Welche Fragen sollte man bei einem Speeddating stellen? Ich hab’s gegoogelt. Die besten Fragen haben alle etwas gemeinsam: Sie zielen darauf ab, schnell abschätzen zu können, ob einem das Gegenüber unter- oder überlegen ist. Dazu werden Fragen gestellt, bei denen der Gesprächspartner beispielsweise seine Intelligenz, persönliche Reife, Reichtum, sozialer Status oder die Fähigkeit, sich in einen Partner einzufühlen, belegen kann. So findet man heraus, ob mit dieser Person eine Beziehung auf Augenhöhe möglich ist. Eine Beziehung, die von Gleichwertigkeit geprägt ist.

Die Gleichwertigkeit in einer Partnerschaft hängt in erster Linie vom Selbstwertgefühl der beiden Partner ab. Jürg Willi, der Pionier der Paartherapie im deutschsprachigen Raum, spricht von der Gleichwertigkeitsbalance und meint damit „nicht das Gleichsein in Verhalten und Funktionen, sondern die Ebenbürtigkeit der Partner im Selbstwertgefühl.“

Bei der Partnerwahl achten wir intuitiv darauf, dass wir beide ein ähnliches Selbstwertgefühl haben. In aller Regel wählen wir keinen Partner, der uns in seiner Persönlichkeitsentwicklung weit überlegen ist, da wir uns ihm nicht gewachsen fühlten und die Gefahr bestünde, dass wir in der Beziehung untergingen. Auch mit einer Person, die uns deutlich unterlegen ist, vermeiden wir eine enge Beziehung, da wir spüren, dass diese Beziehung eher kümmerlich und schmalspurig bleiben würde.

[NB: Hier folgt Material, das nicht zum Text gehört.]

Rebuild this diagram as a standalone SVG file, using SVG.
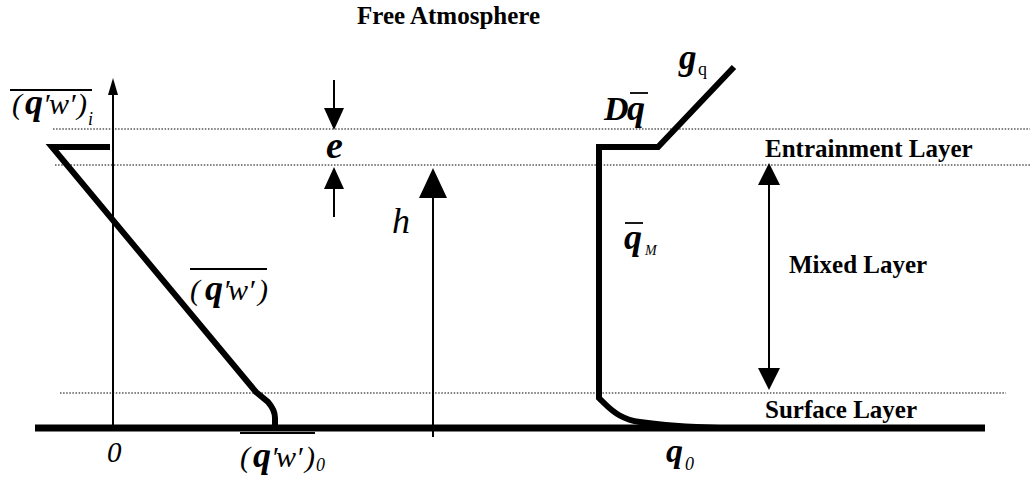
<svg xmlns="http://www.w3.org/2000/svg" width="1036" height="477" viewBox="0 0 1036 477">
<style>
.lbl{font-family:"Liberation Serif","Times New Roman",serif;font-weight:bold;font-size:25px;fill:#000}
.it{font-family:"Liberation Serif","Times New Roman",serif;font-style:italic;fill:#000}
.bi{font-family:"Liberation Serif","Times New Roman",serif;font-style:italic;font-weight:bold;fill:#000}
.b{font-weight:bold}
.rm{font-style:normal}
.dot{stroke:#000;stroke-width:1.2;stroke-dasharray:1.5 1.6;fill:none}
.thick{stroke:#000;stroke-width:6;fill:none;stroke-linejoin:miter}
.thin{stroke:#000;stroke-width:2;fill:none}
.ol{stroke:#000;stroke-width:1.8}
.head{fill:#000}
</style>
<rect width="1036" height="477" fill="#fff"/>
<g id="layers">
<line class="dot" x1="53" y1="129" x2="1030" y2="129"/>
<line class="dot" x1="55" y1="165" x2="1030" y2="165"/>
<line class="dot" x1="60" y1="393" x2="1006" y2="393"/>
</g>
<g id="ground"><line x1="35" y1="428" x2="985" y2="428" stroke="#000" stroke-width="7"/></g>
<g id="connectors">
<line class="thin" x1="113" y1="428" x2="113" y2="92"/>
<polygon class="head" points="113,78 108,95 118,95"/>
<line class="thin" x1="334" y1="80" x2="334" y2="110"/>
<polygon class="head" points="334,130 324,108 344,108"/>
<line class="thin" x1="334" y1="187" x2="334" y2="217"/>
<polygon class="head" points="334,167 324,189 344,189"/>
<line class="thin" x1="433" y1="196" x2="433" y2="437"/>
<polygon class="head" points="433,168 419,198 447,198"/>
<line class="thin" x1="769" y1="183" x2="769" y2="370"/>
<polygon class="head" points="769,163 758,185 780,185"/>
<polygon class="head" points="769,390 758,368 780,368"/>
</g>
<g id="flux-profile">
<path class="thick" d="M110,147 L52,147 L256,392 L268,402 Q275,410 275,418 L275,428"/>
</g>
<g id="theta-profile">
<path class="thick" d="M734,67 L658,147 L599,147 L599,398 L604,403 C614,413 624,420 640,422 C660,425 685,427 720,428"/>
</g>
<g id="label-flux-i">
<line class="ol" x1="10" y1="90" x2="92" y2="90"/>
<text class="it" font-size="30" y="114"><tspan x="12">(</tspan><tspan x="25" class="b" font-size="36">q</tspan><tspan x="43">′</tspan><tspan x="49">w</tspan><tspan x="69">′</tspan><tspan x="77">)</tspan><tspan x="88" y="125" font-size="18">i</tspan></text>
</g>
<g id="label-flux">
<line class="ol" x1="190" y1="269" x2="267" y2="269"/>
<text class="it" font-size="30" y="300"><tspan x="190">(</tspan><tspan x="205" class="b" font-size="36">q</tspan><tspan x="223">′</tspan><tspan x="228">w</tspan><tspan x="248">′</tspan><tspan x="258">)</tspan></text>
</g>
<g id="label-flux-0">
<line class="ol" x1="240" y1="433" x2="315" y2="433"/>
<text class="it" font-size="30" y="467"><tspan x="240">(</tspan><tspan x="253" class="b" font-size="36">q</tspan><tspan x="271">′</tspan><tspan x="276">w</tspan><tspan x="296">′</tspan><tspan x="305">)</tspan><tspan x="316" y="471" font-size="18">0</tspan></text>
</g>
<g id="label-zero"><text class="it" font-size="29" x="107" y="462">0</text></g>
<g id="label-e"><text class="bi" font-size="38" x="326" y="158">e</text></g>
<g id="label-h"><text class="it" font-size="36" x="392" y="233">h</text></g>
<g id="label-dq">
<text class="bi" y="120"><tspan x="604" font-size="34">D</tspan><tspan x="627" font-size="36">q</tspan></text>
<line class="ol" x1="630" y1="93" x2="648" y2="93"/>
</g>
<g id="label-gq">
<text class="bi" font-size="35" y="69"><tspan x="679">g</tspan><tspan x="698" y="75" font-size="18" class="rm" font-weight="normal">q</tspan></text>
</g>
<g id="label-thetaM">
<line class="ol" x1="625" y1="223" x2="643" y2="223"/>
<text class="bi" font-size="36" y="249"><tspan x="624">q</tspan><tspan x="645" y="255" font-size="14" font-weight="normal">M</tspan></text>
</g>
<g id="label-theta0">
<text class="bi" font-size="34" y="462"><tspan x="666">q</tspan><tspan x="685" y="470" font-size="18" font-weight="normal">0</tspan></text>
</g>
<g id="free-atmosphere"><text class="lbl" x="357" y="24">Free Atmosphere</text></g>
<g id="entrainment-layer"><text class="lbl" x="765" y="157">Entrainment Layer</text></g>
<g id="mixed-layer"><text class="lbl" x="789" y="273">Mixed Layer</text></g>
<g id="surface-layer"><text class="lbl" x="765" y="418">Surface Layer</text></g>
</svg>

Im Verlauf einer Partnerschaft kann dieses Gleichgewicht gestört werden. Als Katja und Oliver ihr erstes Kind bekommen, entscheiden sie sich, dass Katja ihr Arbeitspensum reduzieren wird, um mehr Zeit für die Kinderbetreuung einzusetzen. Während Oliver weiterhin voll berufstätig ist und dort prestigeträchtige Erfolge einfährt, muss sie immer wieder die Frage beantworten, ob sie denn nur Hausfrau sei und wann sie wieder einsteigen wolle. Mit der Zeit verschiebt sich auch innerhalb ihrer Partnerschaft die Wahrnehmung. Beide finden Olivers Leistungen etwas Besonderes, Katjas hingegen ganz normal und selbstverständlich. Deshalb bewegen sich ihre Selbstwertgefühle auseinander und die Gleichwertigkeitsbalance wird gestört.

Für Katja und Oliver ist das bedrohlich. Sie will keinen überlegenen Partner, er keine unterlegene Partnerin. Deshalb versucht sie, ihn von seinem hohen Ross herunterzuholen. Sie nutzt dazu destruktive Mittel wie abwerten und nörgeln. Später kommen eisernes Schweigen oder emotionale Ausbrüche dazu. Die Versuche, seine Entwicklung zu behindern und sein Selbstwertgefühl nach unten zu zwingen, werden aber nicht dazu führen, dass ihr Selbstwertgefühl wieder steigt.

Oliver seinerseits lässt sich aus Schuldgefühlen alles bieten von seiner Frau. Er lässt sich herumkommandieren und vermeidet alles, was bei ihr das Gefühl von Unterlegenheit verstärken könnte. Unbewusst boykottiert er auch seinen eigenen beruflichen Erfolg, damit die Schere nicht noch weiter aufgeht. Doch auch das ist keine nachhaltige Lösung.

Solche destruktiven Angleichungsversuche sind leider der Normalfall. Vermeiden kann man sie nur durch eine offene Auseinandersetzung mit dem Thema Gleichwertigkeit. Dann gibt es zwei Auswege: Entweder man verändert etwas an der Lebenssituation oder Aufgabenteilung, die zu diesem Ungleichgewicht geführt haben – oder es gelingt, die Eigenschaften und Beiträge beider Partner (wieder) anders zu gewichten. Diese wiegen in einer Partnerschaft nämlich das, was sie einem selbst und dem Partner wert sind.

Katjas reife Persönlichkeit zum Beispiel stärkt ihren Selbstwert nur so stark, wie diese Qualität auch von ihr selbst und von Oliver gewichtet und wertgeschätzt wird. Wenn er realisieren würde, dass die Beziehung ohne ihre Reife scheitern würde, würde diese Eigenschaft in ihrer Partnerschaft mehr Gewicht erhalten. Und das würde dazu beitragen, dass sich das Selbstwertgefühl der beiden wieder angleicht, ohne dass sie dazu destruktive Mittel einsetzen müssen.